The CBA has been warning governments for years that legal aid is dangerously underfunded - warnings that have gone largely unheeded. "You simply can't do what needs to be done for your client in the unrealistic number of hours that legal aid pays," says Brian Midwinter, of Brandon, Manitoba, Chair of the CBA's Legal Aid Liaison Committee.
"Lawyers are leading the fight to increase legal aid funding. We're the ones fighting for the solution," adds Brian Midwinter.
Miriam Grassby of Montreal argues that the responsibility for legal aid funding lies with the federal government. "The direct funding of legal aid is carried out by provincial governments, but many of them are underfunded themselves. We feel that funding legal aid is ultimately the responsibility of the federal government.

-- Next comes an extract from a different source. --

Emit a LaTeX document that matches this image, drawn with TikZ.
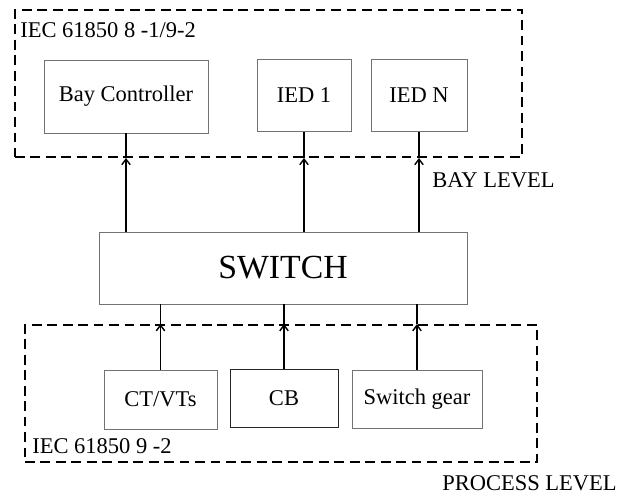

A nation-wide solution is needed for a nation-wide problem."
A news conference on the Legal Aid Watch is being held on Monday, Aug. 21, 10:45 a.m. at the World Trade and Convention Centre, Mariner 3 Suite. The event is open to accredited journalists who have registered with the CBA Media Centre.
The Canadian Bar Association is dedicated to improvement in the law and the administration of justice. Some 36,000 lawyers, notaries, law teachers, and law students from across Canada are members.